Visions are our windows to tomorrow. They are about exercising imagination, asking where we are going, and setting direction. This means knowing what we want to become and what we want to achieve. Strategic plans embrace the mission, values, goals, and measures that help attain the vision.

The leader as visionary looks to the future, envisions a compelling future state, and then tells, involves, and attracts others. Leaders practice ‘visioneering’ – the art of creating strategic images – so that organizations, like people, perform consistently with their self-image. They lead three phases:

1. Fashioning the vision: review the past, identify fundamental forces, make threats opportunities, articulate critical values, make three wishes, create alternative scenarios, invent the ideal, test assumptions, write a vision statement, develop a slogan, test the water, start affirming it;
2. Sharing the vision: demonstrate conviction, appeal to a common purpose, seek input, be consistent, use symbols; and
3. Realizing the vision: involve and empower people.

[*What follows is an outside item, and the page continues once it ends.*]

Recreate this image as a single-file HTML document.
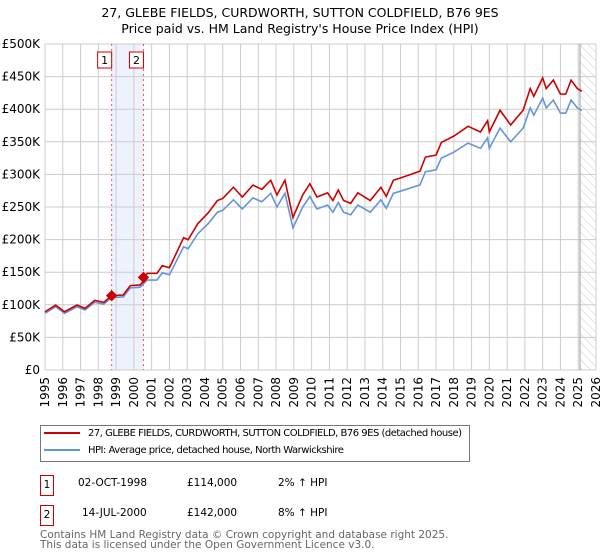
<!DOCTYPE html>
<html><head><meta charset="utf-8"><style>
body{margin:0;background:#fff;font-family:"DejaVu Sans","Liberation Sans",sans-serif;}
#wrap{position:relative;width:600px;height:560px;overflow:hidden}
</style></head><body>
<div id="wrap">
<svg id="chart" width="600" height="560" style="position:absolute;left:0;top:0">
<defs><pattern id="hatch" width="6" height="6" patternUnits="userSpaceOnUse" patternTransform="rotate(-45)"><line x1="0" y1="0" x2="0" y2="6" stroke="#ccc" stroke-width="1"/></pattern></defs>
<text x="300" y="17" text-anchor="middle" font-size="12.5">27, GLEBE FIELDS, CURDWORTH, SUTTON COLDFIELD, B76 9ES</text>
<text x="300" y="33" text-anchor="middle" font-size="12.5">Price paid vs. HM Land Registry's House Price Index (HPI)</text>
<g id="grid"></g><g id="marks"></g><g id="axes"></g>
</svg>
<div style="position:absolute;left:40px;top:425px;width:428px;height:35px;border:1px solid #777;font-size:10px;white-space:nowrap;letter-spacing:-0.5px">
 <div style="position:absolute;left:3px;top:2px"><span style="display:inline-block;width:36px;height:2px;background:#cc0000;vertical-align:middle;margin-right:8px"></span>27, GLEBE FIELDS, CURDWORTH, SUTTON COLDFIELD, B76 9ES (detached house)</div>
 <div style="position:absolute;left:3px;top:19px"><span style="display:inline-block;width:36px;height:2px;background:#6495d8;vertical-align:middle;margin-right:8px"></span>HPI: Average price, detached house, North Warwickshire</div>
</div>
<div style="font-size:10.5px">
 <div style="position:absolute;left:40px;top:475px;width:12px;height:19px;border:1px solid #c00;text-align:center;line-height:19px">1</div>
 <div style="position:absolute;left:78px;top:477px">02-OCT-1998</div>
 <div style="position:absolute;left:187px;top:477px">£114,000</div>
 <div style="position:absolute;left:278px;top:477px">2% ↑ HPI</div>
 <div style="position:absolute;left:40px;top:505px;width:12px;height:19px;border:1px solid #c00;text-align:center;line-height:19px">2</div>
 <div style="position:absolute;left:82px;top:507px">14-JUL-2000</div>
 <div style="position:absolute;left:187px;top:507px">£142,000</div>
 <div style="position:absolute;left:278px;top:507px">8% ↑ HPI</div>
 <div style="position:absolute;left:40px;top:530px;color:#666;line-height:10px">Contains HM Land Registry data © Crown copyright and database right 2025.<br>This data is licensed under the Open Government Licence v3.0.</div>
</div>
</div>
<script>
const hpiYears=[1995,1995.6,1996.1,1996.8,1997.25,1997.8,1998.3,1998.75,1999.4,1999.8,2000.35,2000.75,2001.3,2001.6,2002.0,2002.8,2003.05,2003.6,2004.2,2004.7,2005.0,2005.6,2006.1,2006.7,2007.2,2007.7,2008.05,2008.5,2008.95,2009.5,2009.9,2010.3,2010.9,2011.2,2011.5,2011.8,2012.2,2012.6,2013.3,2013.9,2014.2,2014.6,2015.2,2016.1,2016.4,2017.0,2017.3,2018.0,2018.8,2019.5,2019.9,2020.0,2020.6,2021.2,2021.9,2022.3,2022.5,2023.0,2023.2,2023.6,2024.0,2024.3,2024.6,2024.95,2025.2];
const hpiValues=[87,97,87,97,92,104,101,111,112,126,127,138,138,149,146,189,186,209,225,242,245,261,247,264,258,271,250,271,218,250,266,247,253,242,257,242,238,253,242,261,248,271,276,284,304,307,325,334,348,340,356,340,371,350,371,402,391,417,402,414,394,394,414,402,398];
const saleYears=[1998.75,2000.54];
const salePrices=[114,142];
const yTicks=[0,50,100,150,200,250,300,350,400,450,500];
const yTickLabels=["£0","£50K","£100K","£150K","£200K","£250K","£300K","£350K","£400K","£450K","£500K"];
const xStart=1995,xEnd=2026;
const L=45,R=596,T=44,B=370;
const sx=y=>L+(y-xStart)/(xEnd-xStart)*(R-L);
const sy=v=>B-v/500*(B-T);
const NS="http://www.w3.org/2000/svg";
function mk(tag,attrs,parent){const e=document.createElementNS(NS,tag);for(const k in attrs)e.setAttribute(k,attrs[k]);parent.appendChild(e);return e;}
const grid=document.getElementById('grid'),marks=document.getElementById('marks'),axes=document.getElementById('axes');
function hpiAt(t){for(let i=0;i<hpiYears.length-1;i++){if(t>=hpiYears[i]&&t<=hpiYears[i+1]){const f=(t-hpiYears[i])/(hpiYears[i+1]-hpiYears[i]);return hpiValues[i]+f*(hpiValues[i+1]-hpiValues[i]);}}return hpiValues[hpiValues.length-1];}
let sh=mk('rect',{x:sx(saleYears[0]),y:T,width:sx(saleYears[1])-sx(saleYears[0]),height:B-T,fill:'#eef2fc'},grid);


let ht=mk('rect',{x:sx(2025.1),y:T,width:R-sx(2025.1),height:B-T,fill:'url(#hatch)'},grid);


for(let y=xStart;y<=xEnd;y++){
 let l=mk('line',{x1:sx(y),x2:sx(y),y1:T,y2:B,stroke:'#ccc','stroke-width':1},grid);
 
 
 let t=mk('text',{x:0,y:0,'font-size':12,'text-anchor':'end',transform:`translate(${sx(y)+4},${B+7}) rotate(-90)`},axes);
 t.textContent=y;
 
 
}
yTicks.forEach((v,i)=>{
 let l=mk('line',{x1:L,x2:R,y1:sy(v),y2:sy(v),stroke:'#ccc','stroke-width':1},grid);
 
 
 let t=mk('text',{x:40,y:sy(v)+4,'font-size':12,'text-anchor':'end'},axes);
 t.textContent=yTickLabels[i];
 
 
});
let fl=mk('line',{x1:sx(2025.1),x2:sx(2025.1),y1:T,y2:B,stroke:'#999','stroke-width':1},grid);


saleYears.forEach((s,i)=>{
 let l=mk('line',{x1:sx(s),x2:sx(s),y1:T,y2:B,stroke:'#e55','stroke-width':1,'stroke-dasharray':'2,3'},marks);
 
 
 let r=mk('rect',{x:sx(s)-14,y:52,width:14,height:16,fill:'#fff',stroke:'#c00'},marks);
 
 
 let t=mk('text',{x:sx(s)-7,y:64,'font-size':11,'text-anchor':'middle'},marks);
 t.textContent=String(i+1);
 
 
});
let hp=mk('polyline',{points:hpiYears.map((y,i)=>sx(y)+','+sy(hpiValues[i])).join(' '),fill:'none',stroke:'#6495d8','stroke-width':1.6},marks);


const f1=salePrices[0]/hpiAt(saleYears[0]),f2=salePrices[1]/hpiAt(saleYears[1]);
const pts=[];
hpiYears.forEach((y,i)=>{
 if(y<saleYears[1]&&hpiYears[i+1]>saleYears[1]){pts.push([y,hpiValues[i]*f1]);pts.push([saleYears[1],hpiAt(saleYears[1])*f1]);pts.push([saleYears[1],salePrices[1]]);return;}
 pts.push([y,hpiValues[i]*(y<saleYears[1]?f1:f2)]);
});
let pl=mk('polyline',{points:pts.map(p=>sx(p[0])+','+sy(p[1])).join(' '),fill:'none',stroke:'#cc0000','stroke-width':1.6},marks);


saleYears.forEach((s,i)=>{
 let d=mk('rect',{x:sx(s)-4,y:sy(salePrices[i])-4,width:8,height:8,fill:'#cc0000',transform:`rotate(45 ${sx(s)} ${sy(salePrices[i])})`},marks);
 
 
});
</script>
</body></html>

Shakespeare wrote in King John, “Be great in act, as you have been in thought.” For almost three decades, Nelson Rolihlahla Mandela was a prophet without honour in his own country. He knew instinctively that without a vision the people would perish in their cause to end Apartheid.

Scenario building has been applied to some of the most intractable challenges of our time. One of the most famous was Mont Fleur in South Africa in 1991-92. During the tumultuous transition towards freedom, 22 prominent people came together from across South African society – left and right, black and white, community activists, conservative politicians, African National Congress officials, trade unionists, academics, establishment economists, corporate executives.

Their objective was to develop a set of alternative visions about South Africa’s future to provoke debate and heal a nation. They dismissed scenarios cast as the Ostrich, Lame Duck, and Icarus in favour of imagining the Flight of the Flamingos, where everyone in society rose slowly and steadily together.

Scenarios adapt pictures of the world by shifting how people look at what is going on around them. They help reframe mental models, share commitment to change developed through dialogue, regenerate energy and optimism, and renew action and momentum.

Today, we honour the legacy of ‘Madiba’ in leading national reconciliation in South Africa. He believed that education is the foundation of democracy and a powerful tool for changing the world. The African Leaders of Tomorrow Scholarships Fund affords sub-Saharan African professionals with opportunities to study in Canada and to champion Mandela’s vision of leadership back home.